As others said, scraping is incredibly expensive in terms of space, bandwidth and CPU operations and unless you start going to some place like Amazon or Google that allow you to create "use what you need" kind of setups you're likely going to run into major performance issues on any budget host. I've done a lot of scraping in a bootstrap sort of way (research) and I ended up building my own server to avoid having to go down that road with no budget.

In terms of writing the scraper.... that's a broad question :p
But here is some advice:
- Stay away from anything Microsoft
- MySQL will scale fine
- Consider making the system distributed (or at least distributable for scalability)
- I'd offer you language suggestions, but it's more about your comfort. EE does process handling (including running a processes constantly) via PHP but there's no shortage of ways to do it.
- Consider asynchronously loaded content on crawled pages and consider crawling via a headless browser with JS so you get accurate content
- What are you actually trying to crawl?

Good Luck, EDge.
-=Pang=-
Earth Empires Staff
pangaea [at] earthempires [dot] com

Boxcar - Earth Empires Clan & Alliance Hosting
http://www.boxcarhosting.com

Pang Game profile

Administrator
Game Development
5731

Jun 10th 2013, 22:08:58

Originally posted by EDge:
Anyone have an idea for how I can get a scrape working that checks a site every few seconds for changes? Right now I have windows system processes take care of that, but need an alternative that will work on these linux servers. Having a cronjob that executes every few seconds doesn't seem optimal to me.

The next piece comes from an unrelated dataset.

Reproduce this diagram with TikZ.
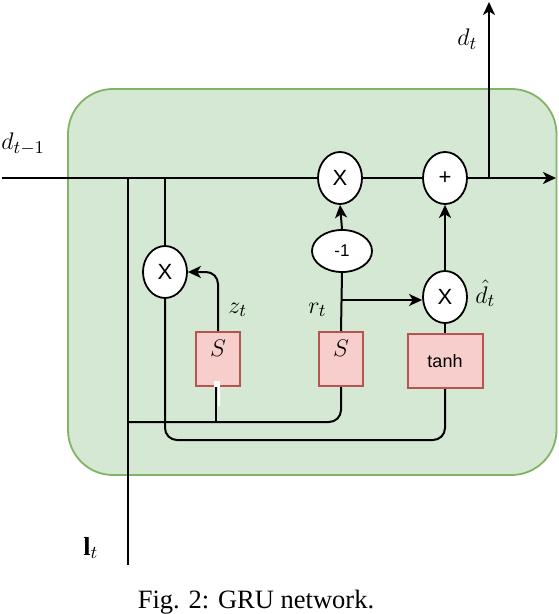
\documentclass[tikz,border=0pt]{standalone}
\usepackage{fontspec}
\setmainfont{Liberation Serif}
\newfontfamily\arialf{Liberation Sans}
\usetikzlibrary{shapes.geometric,arrows.meta}
\definecolor{cellfill}{HTML}{D5E8D4}
\definecolor{celldraw}{HTML}{82B366}
\definecolor{gatefill}{HTML}{F8CECC}
\definecolor{gatedraw}{HTML}{B85450}
\tikzset{
  wire/.style={line width=1pt,black},
  arr/.style={wire,-{Stealth[length=6.5pt,width=6pt,inset=1.8pt]}},
  opnode/.style={ellipse,draw,line width=0.9pt,fill=white,inner sep=0pt,minimum width=22pt,minimum height=26pt,font=\arialf\fontsize{11}{13}\selectfont},
  negnode/.style={ellipse,draw,line width=0.9pt,fill=white,inner sep=0pt,minimum width=30pt,minimum height=21pt,font=\arialf\fontsize{8.5}{10}\selectfont},
  gatebox/.style={rectangle,draw=gatedraw,fill=gatefill,line width=1pt,inner sep=0pt,minimum width=22pt,minimum height=27pt},
  tanhbox/.style={gatebox,minimum width=37.5pt,font=\arialf\fontsize{9}{11}\selectfont},
  lbl/.style={inner sep=0pt,anchor=base west,font=\fontsize{13}{15}\selectfont},
}
\begin{document}
\begin{tikzpicture}[x=0.5pt,y=-0.5pt]
\useasboundingbox (0,0) rectangle (558,614);
% cell
\path[fill=cellfill,draw=celldraw,line width=0.9pt,rounded corners=22.5pt] (68,89) rectangle (556.5,475);
% nodes
\node[opnode] (mulA) at (340,178) {X};
\node[opnode] (plus) at (445,178) {+};
\node[negnode] (neg) at (342,251) {-1};
\node[opnode] (mulZ) at (165,272) {X};
\node[opnode] (mulR) at (445,297) {X};
\node[gatebox] (s1) at (218,359) {};
\node[gatebox] (s2) at (341,359) {};
\node[tanhbox] (th) at (445,361) {tanh};
\node[inner sep=0pt,anchor=base,font=\fontsize{13}{15}\selectfont] (s1l) at (218,356) {$S$};
\node[inner sep=0pt,anchor=base,font=\fontsize{13}{15}\selectfont] (s2l) at (341,356) {$S$};
% coordinates
\coordinate (in) at (2,178);
\coordinate (out) at (556,178);
\coordinate (up) at (489,2);
\coordinate (jA) at (128,178);
\coordinate (jB) at (165,178);
\coordinate (jC) at (489,178);
\coordinate (lin) at (128,565);
\coordinate (jD) at (128,422);
\coordinate (jE) at (216,422);
\coordinate (jF) at (341,300);
\coordinate (jG) at (445,440);
% wires
\draw[wire] (in) -- (mulA.west);
\draw[wire] (mulA.east) -- (plus.west);
\draw[arr] (plus.east) -- (out);
\draw[arr] (jC) -- (up);
\draw[wire] (jA) -- (lin);
\draw[wire] (jB) -- (mulZ.north);
\draw[arr,rounded corners=6pt] (s1.north) |- (mulZ.east);
\draw[arr] (neg.north) -- (mulA.south);
\draw[wire] (s2.north) -- (neg.south);
\draw[arr] (jF) -- (jF -| mulR.west);
\draw[arr] (mulR.north) -- (plus.south);
\draw[wire] (mulR.south) -- (th.north);
\draw[wire,rounded corners=6pt] (jD) -| (s2.south);
\draw[wire] (jE) -- (jE |- s1.south);
\draw[wire,rounded corners=6pt] (mulZ.south) |- (jG) -- (th.south);
% small white mark
\fill[white] (214,381) rectangle (220,387);
\fill[white] (217.5,387) rectangle (219.5,406);
% labels
\node[lbl] (ldprev) at (1,150) {$d_{t-1}$};
\node[lbl] (ldt) at (457,46) {$d_t$};
\node[lbl] (lz) at (228,313) {$z_t$};
\node[lbl] (lr) at (308,313) {$r_t$};
\node[lbl] (ldh) at (475,303) {$\hat{d}_t$};
\node[lbl] (ll) at (83,555) {$\mathbf{l}_t$};
\node[inner sep=0pt,anchor=base,font=\fontsize{13.25}{16}\selectfont] (cap) at (256,608) {Fig. 2: GRU network.};
\end{tikzpicture}
\end{document}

How many sites do you plan to be checking every few seconds? You're going to hit a bottleneck fast...
-=Pang=-
Earth Empires Staff
pangaea [at] earthempires [dot] com

Boxcar - Earth Empires Clan & Alliance Hosting
http://www.boxcarhosting.com

EDge Game profile

Member
81

Jun 11th 2013, 0:26:53

I was planning on using the shared unlimited hosts, or the dreamhost VPS which is unlimited disk/bandwidth, to begin with just so I can gauge what kind of numbers I'll be looking at. After everything is up and running I should have enough usage data to look for other options that will provide better performance but allow for enough bandwidth/disk space.

In terms of making the system distributed, the current setup has a different console app/windows process for each logically different scrape.

I have worked with PHP, Java, C/C++, C#, VB, in the past but was planning to go with Python due to some libraries available for it which I plan to utilize for some of the modelling. However, if a specific language will be more efficient than another, I'm okay having the scrapes in one language and the models in another.

There will be maybe a dozen pages that are of the high frequency type; but if it does become a significant issue, I can just run something on one of my boxes at home to handle those. I was just hoping to have everything on a hosted server for security and accessibility.

Here's an example of something that I scrape:
www dot spp dot org/XML/LIP-Pricing dot xml

This is not one of the frequently updated sources though, this will only be revised every five minutes. And yes, I did replace . with dot lol. Just don't need this thread showing up on a google search result if a competitor searches the same url.

galleri Game profile

Game Moderator
Primary, Express, Tourney, & FFA
14,315

Jun 11th 2013, 3:17:32

Good Luck EDge!


https://gyazo.com/...b3bb28dddf908cdbcfd162513

Kahuna: Ya you just wrote the fkn equation, not helping me at all. Lol n I hated algebra.